Monday, April 16, 2012
As a friend of mine would say: "I has a sad." It's nothing serious and nothing personal, so don't worry.
No, it's sort of a "I hate to see two friends fighting" type of thing - mostly having to do with this post, its author's awesome blog (which I link to a lot), and the community he represents (people of color in tabletop gaming); and this guy, his incredible group blog, and the community he represents (speculative fiction writers, editors, and publishers).
Both of these folks and their respective communities are very progressive. They routinely advocate for equality both in their hobbies/industries and in the larger society. By all rights, Deeper in the Game and Making Light should be staunch allies. And yet, the authors and their communities don't get along. This mostly stems from an incident ignominiously dubbed "RaceFail '09".
It started when a couple of published authors blogged about "writing the Other". There was mixed reaction to the posts: some felt that the advice was good; others were concerned about things like cultural appropriation. Several of the authors drew criticism for things they had previously written. People got defensive, there was much piling on, and the ultimate results were lots of hurt feelings and bad blood.
I think both sides acted badly, and I could definitely preach to both, but I'm not going to. No, I'm going to preach to one side only, and it's the side I'm on - the side of the privileged white dude who wants to be an ally. Because it's what I know, and one of the lessons I've learned (and you're about to read) is that you don't presume to tell people the best way to fight their own battles.
- Recognize that you are not part of the community you are advocating for. You do not share their experience. Being Italian or Jewish or Wiccan is not the same as being black or a woman or gay.
- Because you do not share that experience, the only way you can understand is to listen. Don't give advice. Don't assume you know what problems they face or how to solve them. You are not Kevin Costner.
- Learn the language the group uses to describe their struggle. More than anything, this shows that you are listening and trying to understand. Also, you might actually learn something.
- Accept that not everyone in the group will trust you. You're an outsider; they've been hurt by people like you. It's not fair, but you know what? People who have been hurt lash out. You wanna help? Get over it. If you get defensive the second someone challenges you, you're done.
- Know that you will at some point say something ignorant, dumb, or hurtful and you will be called out for it.

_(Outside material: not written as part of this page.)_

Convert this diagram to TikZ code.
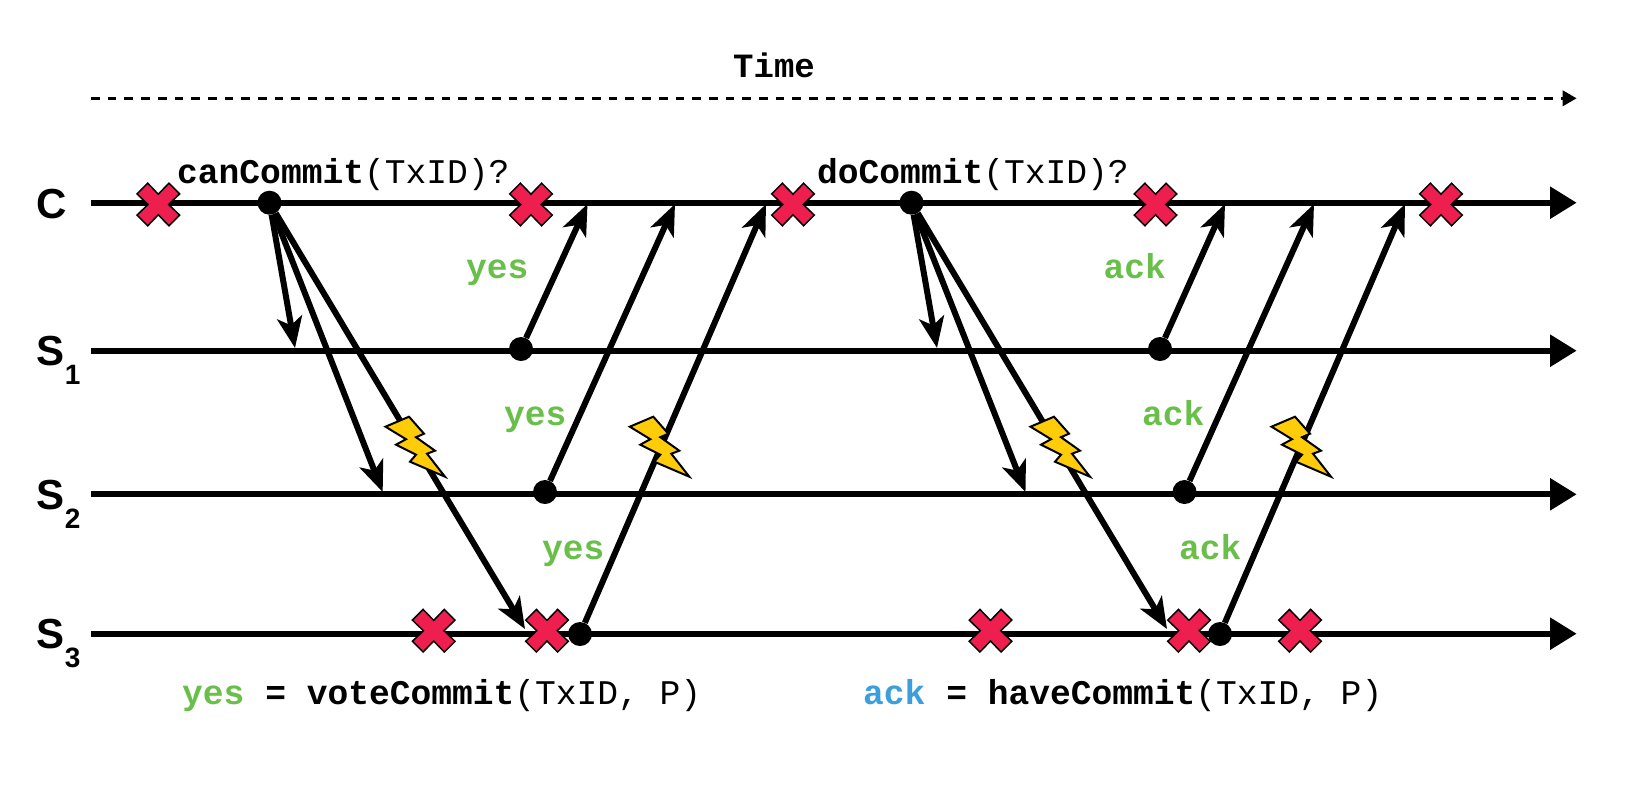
\documentclass[tikz,border=0pt]{standalone}
\usepackage{fontspec}
\setmainfont{Liberation Sans}
\setmonofont{Liberation Mono}
\usepackage{tikz}
\definecolor{crossred}{RGB}{238,31,79}
\definecolor{boltyellow}{RGB}{255,204,10}
\definecolor{votegreen}{RGB}{106,191,75}
\definecolor{ackblue}{RGB}{60,159,220}
\usetikzlibrary{arrows.meta}
\pgfdeclarelayer{edgelayer}
\pgfdeclarelayer{nodelayer}
\pgfsetlayers{edgelayer,nodelayer,main}
\tikzstyle{lane}=[-{Triangle[length=26.7pt,width=31pt]},line width=6pt]
\tikzstyle{msg}=[-{Stealth[length=31pt,width=25pt,inset=8pt]},line width=6pt]
\tikzstyle{dot}=[circle,fill=black,inner sep=0pt,minimum size=24pt]
\tikzstyle{proc}=[anchor=base west,inner sep=0pt,font=\fontsize{42}{42}\selectfont\bfseries]
\tikzstyle{call}=[anchor=base west,inner sep=0pt,font=\fontsize{34.6}{36}\selectfont\ttfamily]
\tikzstyle{reply}=[call,text=votegreen,font=\fontsize{34.6}{36}\selectfont\ttfamily\bfseries]
\newcommand{\subnum}[1]{\raisebox{-19pt}{\fontsize{28}{28}\selectfont #1}}
\tikzset{
    crash/.pic={
        \draw [fill=crossred,draw=black,line width=1.5pt,miter limit=10]
            (0,-10.3) -- (10.6,-21.3) -- (21.3,-10.6) -- (10.3,0) -- (21.3,10.6) -- (10.6,21.3)
            -- (0,10.3) -- (-10.6,21.3) -- (-21.3,10.6) -- (-10.3,0) -- (-21.3,-10.6) -- (-10.6,-21.3) -- cycle;
    },
    bolt/.pic={
        \draw [fill=boltyellow,draw=black,line width=2pt,miter limit=10]
            (1.5,0) -- (25,-10) -- (40,7) -- (32,10.5) -- (51,24) -- (43,27)
            -- (61,50) -- (26,35) -- (32,28) -- (12,18) -- (22,12.5) -- cycle;
    }
}

\begin{document}
\begin{tikzpicture}[x=1pt,y=-1pt]
        \useasboundingbox (0,0) rectangle (1628,801);

        \begin{pgfonlayer}{nodelayer}
            \node [call, font=\fontsize{34}{36}\selectfont\ttfamily\bfseries] (time) at (733, 77.3) {Time};

            \node [proc] (labc) at (36.7, 218) {C};
            \node [proc] (labs1) at (36.7, 365.5) {S\subnum{1}};
            \node [proc] (labs2) at (36.7, 509) {S\subnum{2}};
            \node [proc] (labs3) at (36.7, 648.5) {S\subnum{3}};

            \node [style = dot] (can) at (269.5, 202.7) {};
            \node [style = dot] (vote1) at (521, 349) {};
            \node [style = dot] (vote2) at (545, 492) {};
            \node [style = dot] (vote3) at (580, 634) {};
            \node [style = dot] (do) at (911.5, 202.7) {};
            \node [style = dot] (ack1) at (1160, 349) {};
            \node [style = dot] (ack2) at (1184.5, 492) {};
            \node [style = dot] (ack3) at (1220, 634) {};

            \node [call] (cancall) at (177, 183) {\textbf{canCommit}(TxID)?};
            \node [call] (docall) at (817, 183) {\textbf{doCommit}(TxID)?};

            \node [reply] (yes1) at (466, 278) {yes};
            \node [reply] (yes2) at (504, 425) {yes};
            \node [reply] (yes3) at (542, 559) {yes};
            \node [reply] (ack1txt) at (1103.5, 278) {ack};
            \node [reply] (ack2txt) at (1142, 425) {ack};
            \node [reply] (ack3txt) at (1179, 559) {ack};

            \node [call] (yeslegend) at (182, 704) {\textbf{\textcolor{votegreen}{yes} = voteCommit}(TxID, P)};
            \node [call] (acklegend) at (863, 704) {\textbf{\textcolor{ackblue}{ack} = haveCommit}(TxID, P)};

            \pic at (158.3, 204.5) {crash};
            \pic at (531, 204.5) {crash};
            \pic at (793, 204.5) {crash};
            \pic at (1155.5, 204.5) {crash};
            \pic at (1441, 204.5) {crash};
            \pic at (433.7, 630.7) {crash};
            \pic at (547, 630.7) {crash};
            \pic at (990.5, 630.7) {crash};
            \pic at (1189, 630.7) {crash};
            \pic at (1300, 630.7) {crash};

            \pic at (384, 426.7) {bolt};
            \pic at (628.3, 426.7) {bolt};
            \pic at (1029, 426.7) {bolt};
            \pic at (1270, 426.7) {bolt};
        \end{pgfonlayer}

        \begin{pgfonlayer}{edgelayer}
            \coordinate (timea) at (91, 98.3);
            \coordinate (timeb) at (1576.7, 98.3);
            \coordinate (ca) at (91, 202.7);
            \coordinate (cb) at (1576.7, 202.7);
            \coordinate (s1a) at (91, 350.7);
            \coordinate (s1b) at (1576.7, 350.7);
            \coordinate (s2a) at (91, 494.3);
            \coordinate (s2b) at (1576.7, 494.3);
            \coordinate (s3a) at (91, 633.7);
            \coordinate (s3b) at (1576.7, 633.7);

            \coordinate (cant1) at (295, 348);
            \coordinate (cant2) at (382.7, 492);
            \coordinate (cant3) at (525, 629);
            \coordinate (dot1) at (937, 348);
            \coordinate (dot2) at (1025.5, 492);
            \coordinate (dot3) at (1167, 629);
            \coordinate (vt1) at (587.5, 204);
            \coordinate (vt2) at (675, 204);
            \coordinate (vt3) at (766, 204);
            \coordinate (at1) at (1225, 204);
            \coordinate (at2) at (1314, 204);
            \coordinate (at3) at (1405, 204);

            \draw [-{Triangle[length=14pt,width=15pt]}, line width=3.3pt, dash pattern=on 8.7pt off 8pt] (timea) to (timeb);
            \draw [style = lane] (ca) to (cb);
            \draw [style = lane] (s1a) to (s1b);
            \draw [style = lane] (s2a) to (s2b);
            \draw [style = lane] (s3a) to (s3b);

            \draw [style = msg] (can) to (cant1);
            \draw [style = msg] (can) to (cant2);
            \draw [style = msg] (can) to (cant3);
            \draw [style = msg] (do) to (dot1);
            \draw [style = msg] (do) to (dot2);
            \draw [style = msg] (do) to (dot3);

            \draw [style = msg] (vote1) to (vt1);
            \draw [style = msg] (vote2) to (vt2);
            \draw [style = msg] (vote3) to (vt3);
            \draw [style = msg] (ack1) to (at1);
            \draw [style = msg] (ack2) to (at2);
            \draw [style = msg] (ack3) to (at3);
        \end{pgfonlayer}
    \end{tikzpicture}
\end{document}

Think before you speak. Think before you write. And when it does happen, suck it up and apologize. Remember why you're in this fight in the first place.
- Know that at some point you will say or do something entirely reasonable and still be called out for it. The correct response is to ask politely why you offended, listen graciously, and avoid the offending behavior in the future. It's not your place to decide what other people should feel.
- Be proactive in the real world, when you're around people like you. Work to educate them. Take risks. Actively fight discrimination. Often you will be the only voice that your privileged peers hear and heed.
- Remember why you're doing this: not because it makes you some kind of hero, but because there is real injustice in the world that bothers you so much that you are compelled to fight it.2
In the above-mentioned dispute, it's pretty clear the original authors were advocating 1, 2, and 3 - then failed miserably at 4, 5, and 6. And everyone lost sight of 8. Now maybe there was no winning. It was the internet, after all, and it's far too easy to derail a comment thread into a flame war. But sometimes the best approach is to just acknowledge criticism and move on. That's a good general rule to follow on the 'net and in life too.
1 By "allies", I mean people from a more privileged group who advocate for a less-privileged or oppressed group. Male feminists, LGBT allies, and white anti-racists all fall into this category.
2 Incidentally, that's what makes a real hero. If you're just in it for the recognition, there are way better ways to get attention.